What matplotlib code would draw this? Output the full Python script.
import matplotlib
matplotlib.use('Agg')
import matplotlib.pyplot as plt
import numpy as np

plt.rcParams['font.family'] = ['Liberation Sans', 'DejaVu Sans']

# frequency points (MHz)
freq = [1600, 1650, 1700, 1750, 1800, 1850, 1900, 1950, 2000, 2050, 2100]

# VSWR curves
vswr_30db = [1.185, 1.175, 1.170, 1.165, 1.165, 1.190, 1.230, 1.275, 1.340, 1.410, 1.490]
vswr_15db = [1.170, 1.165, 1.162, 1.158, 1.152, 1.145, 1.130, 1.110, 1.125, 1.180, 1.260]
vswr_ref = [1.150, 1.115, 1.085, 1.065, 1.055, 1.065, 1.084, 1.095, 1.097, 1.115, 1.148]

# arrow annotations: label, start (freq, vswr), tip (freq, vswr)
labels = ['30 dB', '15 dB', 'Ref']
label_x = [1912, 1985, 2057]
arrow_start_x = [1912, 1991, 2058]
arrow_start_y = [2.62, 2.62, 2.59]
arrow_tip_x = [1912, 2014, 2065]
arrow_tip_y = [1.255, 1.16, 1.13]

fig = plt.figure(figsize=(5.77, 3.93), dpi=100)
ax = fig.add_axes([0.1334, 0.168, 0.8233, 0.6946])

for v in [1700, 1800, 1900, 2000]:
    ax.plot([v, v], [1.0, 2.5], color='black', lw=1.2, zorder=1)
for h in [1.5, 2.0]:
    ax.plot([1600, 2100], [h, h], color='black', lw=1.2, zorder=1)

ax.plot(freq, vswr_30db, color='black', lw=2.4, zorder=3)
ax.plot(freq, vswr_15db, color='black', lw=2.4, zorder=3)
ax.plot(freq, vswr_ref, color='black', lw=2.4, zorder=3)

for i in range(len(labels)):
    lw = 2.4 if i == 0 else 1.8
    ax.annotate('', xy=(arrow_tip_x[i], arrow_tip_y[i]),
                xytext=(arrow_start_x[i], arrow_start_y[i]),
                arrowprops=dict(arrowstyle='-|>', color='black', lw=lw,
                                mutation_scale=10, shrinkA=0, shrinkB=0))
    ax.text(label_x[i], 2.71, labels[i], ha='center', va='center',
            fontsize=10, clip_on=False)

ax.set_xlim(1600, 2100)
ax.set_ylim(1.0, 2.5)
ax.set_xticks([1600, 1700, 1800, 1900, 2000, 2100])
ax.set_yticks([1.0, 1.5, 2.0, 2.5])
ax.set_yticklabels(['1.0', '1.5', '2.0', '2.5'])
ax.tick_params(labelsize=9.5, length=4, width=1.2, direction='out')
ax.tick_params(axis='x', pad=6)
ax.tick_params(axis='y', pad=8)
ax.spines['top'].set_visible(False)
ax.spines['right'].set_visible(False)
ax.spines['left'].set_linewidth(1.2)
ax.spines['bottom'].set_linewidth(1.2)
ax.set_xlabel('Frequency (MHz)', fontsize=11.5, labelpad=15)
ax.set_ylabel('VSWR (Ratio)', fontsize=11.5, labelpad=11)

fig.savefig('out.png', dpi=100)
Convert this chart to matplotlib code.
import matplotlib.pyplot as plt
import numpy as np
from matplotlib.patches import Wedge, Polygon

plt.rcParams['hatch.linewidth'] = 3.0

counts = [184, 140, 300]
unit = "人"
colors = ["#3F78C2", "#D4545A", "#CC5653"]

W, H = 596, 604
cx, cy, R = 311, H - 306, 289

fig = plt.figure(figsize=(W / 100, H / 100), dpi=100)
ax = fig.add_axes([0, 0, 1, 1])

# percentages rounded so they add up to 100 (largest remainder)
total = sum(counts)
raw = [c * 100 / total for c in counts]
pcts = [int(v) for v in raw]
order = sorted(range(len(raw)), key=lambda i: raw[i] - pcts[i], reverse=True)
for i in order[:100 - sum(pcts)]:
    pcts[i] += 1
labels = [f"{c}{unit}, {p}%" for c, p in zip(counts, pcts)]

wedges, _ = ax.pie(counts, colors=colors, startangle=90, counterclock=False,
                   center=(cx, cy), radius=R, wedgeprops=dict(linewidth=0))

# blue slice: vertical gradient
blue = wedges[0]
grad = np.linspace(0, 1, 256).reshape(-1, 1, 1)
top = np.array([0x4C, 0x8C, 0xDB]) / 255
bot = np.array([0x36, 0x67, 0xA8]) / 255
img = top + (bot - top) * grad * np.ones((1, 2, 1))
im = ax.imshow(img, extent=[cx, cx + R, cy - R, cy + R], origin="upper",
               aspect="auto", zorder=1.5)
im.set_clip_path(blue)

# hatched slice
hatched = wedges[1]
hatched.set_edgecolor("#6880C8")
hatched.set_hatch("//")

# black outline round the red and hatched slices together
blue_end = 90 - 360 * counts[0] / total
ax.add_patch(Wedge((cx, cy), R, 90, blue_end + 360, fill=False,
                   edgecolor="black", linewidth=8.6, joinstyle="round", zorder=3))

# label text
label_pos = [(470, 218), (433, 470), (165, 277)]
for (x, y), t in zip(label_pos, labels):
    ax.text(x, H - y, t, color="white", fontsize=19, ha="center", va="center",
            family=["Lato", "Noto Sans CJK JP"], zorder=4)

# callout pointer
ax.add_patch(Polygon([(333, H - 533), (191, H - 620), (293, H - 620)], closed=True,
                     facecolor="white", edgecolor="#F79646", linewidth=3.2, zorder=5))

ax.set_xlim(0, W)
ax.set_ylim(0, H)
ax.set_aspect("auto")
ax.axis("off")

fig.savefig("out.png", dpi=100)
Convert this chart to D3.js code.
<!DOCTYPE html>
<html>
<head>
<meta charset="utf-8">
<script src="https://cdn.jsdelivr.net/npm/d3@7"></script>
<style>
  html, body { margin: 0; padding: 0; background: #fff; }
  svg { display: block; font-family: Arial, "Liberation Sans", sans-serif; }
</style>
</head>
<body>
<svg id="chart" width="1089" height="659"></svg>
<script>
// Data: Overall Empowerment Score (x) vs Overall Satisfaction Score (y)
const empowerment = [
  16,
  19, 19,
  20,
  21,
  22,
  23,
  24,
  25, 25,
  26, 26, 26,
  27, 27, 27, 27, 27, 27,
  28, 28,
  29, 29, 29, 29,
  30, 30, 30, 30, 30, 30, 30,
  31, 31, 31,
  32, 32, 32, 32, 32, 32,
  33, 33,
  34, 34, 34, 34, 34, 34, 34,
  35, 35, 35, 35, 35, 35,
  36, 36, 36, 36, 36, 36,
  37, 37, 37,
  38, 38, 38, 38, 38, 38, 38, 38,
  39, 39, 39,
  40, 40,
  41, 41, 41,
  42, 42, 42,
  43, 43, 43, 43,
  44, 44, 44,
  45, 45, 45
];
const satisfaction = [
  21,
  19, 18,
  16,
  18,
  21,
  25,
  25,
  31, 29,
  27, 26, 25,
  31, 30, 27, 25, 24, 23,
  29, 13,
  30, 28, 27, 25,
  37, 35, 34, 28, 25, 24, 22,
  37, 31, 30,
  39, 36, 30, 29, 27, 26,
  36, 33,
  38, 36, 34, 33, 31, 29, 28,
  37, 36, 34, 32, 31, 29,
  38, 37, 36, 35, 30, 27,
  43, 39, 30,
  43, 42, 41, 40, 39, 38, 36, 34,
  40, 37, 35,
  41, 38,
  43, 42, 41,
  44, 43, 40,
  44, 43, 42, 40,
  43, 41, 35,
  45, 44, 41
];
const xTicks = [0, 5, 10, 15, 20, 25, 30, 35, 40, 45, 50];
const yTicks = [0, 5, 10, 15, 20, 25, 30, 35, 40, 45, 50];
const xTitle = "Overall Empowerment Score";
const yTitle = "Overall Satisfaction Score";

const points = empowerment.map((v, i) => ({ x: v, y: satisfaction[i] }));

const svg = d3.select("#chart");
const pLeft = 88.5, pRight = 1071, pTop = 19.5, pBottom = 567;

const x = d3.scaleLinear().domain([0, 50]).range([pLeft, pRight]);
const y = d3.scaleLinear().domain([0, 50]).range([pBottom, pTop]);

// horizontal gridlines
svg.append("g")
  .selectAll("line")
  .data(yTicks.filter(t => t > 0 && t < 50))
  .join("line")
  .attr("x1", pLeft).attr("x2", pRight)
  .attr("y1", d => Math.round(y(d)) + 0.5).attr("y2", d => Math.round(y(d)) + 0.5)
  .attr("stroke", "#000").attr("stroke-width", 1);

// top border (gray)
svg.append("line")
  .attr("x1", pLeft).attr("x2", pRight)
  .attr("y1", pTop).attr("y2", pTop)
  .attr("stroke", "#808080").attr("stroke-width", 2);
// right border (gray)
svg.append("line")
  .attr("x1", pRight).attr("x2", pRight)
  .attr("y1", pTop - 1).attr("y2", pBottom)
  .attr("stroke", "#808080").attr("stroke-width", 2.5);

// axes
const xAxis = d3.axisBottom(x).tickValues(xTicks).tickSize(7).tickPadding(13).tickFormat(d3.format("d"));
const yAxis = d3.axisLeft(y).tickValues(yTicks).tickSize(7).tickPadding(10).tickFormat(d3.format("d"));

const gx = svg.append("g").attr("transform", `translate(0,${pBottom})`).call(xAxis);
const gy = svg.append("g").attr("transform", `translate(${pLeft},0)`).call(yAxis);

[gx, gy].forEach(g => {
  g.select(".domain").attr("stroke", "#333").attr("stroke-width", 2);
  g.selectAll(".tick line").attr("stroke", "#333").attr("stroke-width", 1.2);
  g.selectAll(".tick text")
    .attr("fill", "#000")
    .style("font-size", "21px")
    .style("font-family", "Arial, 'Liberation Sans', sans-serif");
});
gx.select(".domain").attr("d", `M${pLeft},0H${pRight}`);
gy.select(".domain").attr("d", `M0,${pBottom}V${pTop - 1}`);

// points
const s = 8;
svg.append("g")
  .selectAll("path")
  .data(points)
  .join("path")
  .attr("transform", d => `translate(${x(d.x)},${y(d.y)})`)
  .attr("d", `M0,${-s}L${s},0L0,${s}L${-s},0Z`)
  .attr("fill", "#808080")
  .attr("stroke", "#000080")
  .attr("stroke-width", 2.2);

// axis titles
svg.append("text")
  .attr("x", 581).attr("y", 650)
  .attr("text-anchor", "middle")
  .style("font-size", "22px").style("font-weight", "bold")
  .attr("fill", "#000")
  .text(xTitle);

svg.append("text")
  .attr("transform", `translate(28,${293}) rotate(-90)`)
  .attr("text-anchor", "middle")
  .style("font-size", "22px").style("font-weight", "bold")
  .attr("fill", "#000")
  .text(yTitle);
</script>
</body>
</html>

**TASK TO CARRY OUT**
Using the data above, restate word for word the lines from its opening line through the line that contains "fontsize=10, clip_on=False)", and no more.

**RESULT BELOW**
What matplotlib code would draw this? Output the full Python script.
import matplotlib
matplotlib.use('Agg')
import matplotlib.pyplot as plt
import numpy as np

plt.rcParams['font.family'] = ['Liberation Sans', 'DejaVu Sans']

# frequency points (MHz)
freq = [1600, 1650, 1700, 1750, 1800, 1850, 1900, 1950, 2000, 2050, 2100]

# VSWR curves
vswr_30db = [1.185, 1.175, 1.170, 1.165, 1.165, 1.190, 1.230, 1.275, 1.340, 1.410, 1.490]
vswr_15db = [1.170, 1.165, 1.162, 1.158, 1.152, 1.145, 1.130, 1.110, 1.125, 1.180, 1.260]
vswr_ref = [1.150, 1.115, 1.085, 1.065, 1.055, 1.065, 1.084, 1.095, 1.097, 1.115, 1.148]

# arrow annotations: label, start (freq, vswr), tip (freq, vswr)
labels = ['30 dB', '15 dB', 'Ref']
label_x = [1912, 1985, 2057]
arrow_start_x = [1912, 1991, 2058]
arrow_start_y = [2.62, 2.62, 2.59]
arrow_tip_x = [1912, 2014, 2065]
arrow_tip_y = [1.255, 1.16, 1.13]

fig = plt.figure(figsize=(5.77, 3.93), dpi=100)
ax = fig.add_axes([0.1334, 0.168, 0.8233, 0.6946])

for v in [1700, 1800, 1900, 2000]:
    ax.plot([v, v], [1.0, 2.5], color='black', lw=1.2, zorder=1)
for h in [1.5, 2.0]:
    ax.plot([1600, 2100], [h, h], color='black', lw=1.2, zorder=1)

ax.plot(freq, vswr_30db, color='black', lw=2.4, zorder=3)
ax.plot(freq, vswr_15db, color='black', lw=2.4, zorder=3)
ax.plot(freq, vswr_ref, color='black', lw=2.4, zorder=3)

for i in range(len(labels)):
    lw = 2.4 if i == 0 else 1.8
    ax.annotate('', xy=(arrow_tip_x[i], arrow_tip_y[i]),
                xytext=(arrow_start_x[i], arrow_start_y[i]),
                arrowprops=dict(arrowstyle='-|>', color='black', lw=lw,
                                mutation_scale=10, shrinkA=0, shrinkB=0))
    ax.text(label_x[i], 2.71, labels[i], ha='center', va='center',
            fontsize=10, clip_on=False)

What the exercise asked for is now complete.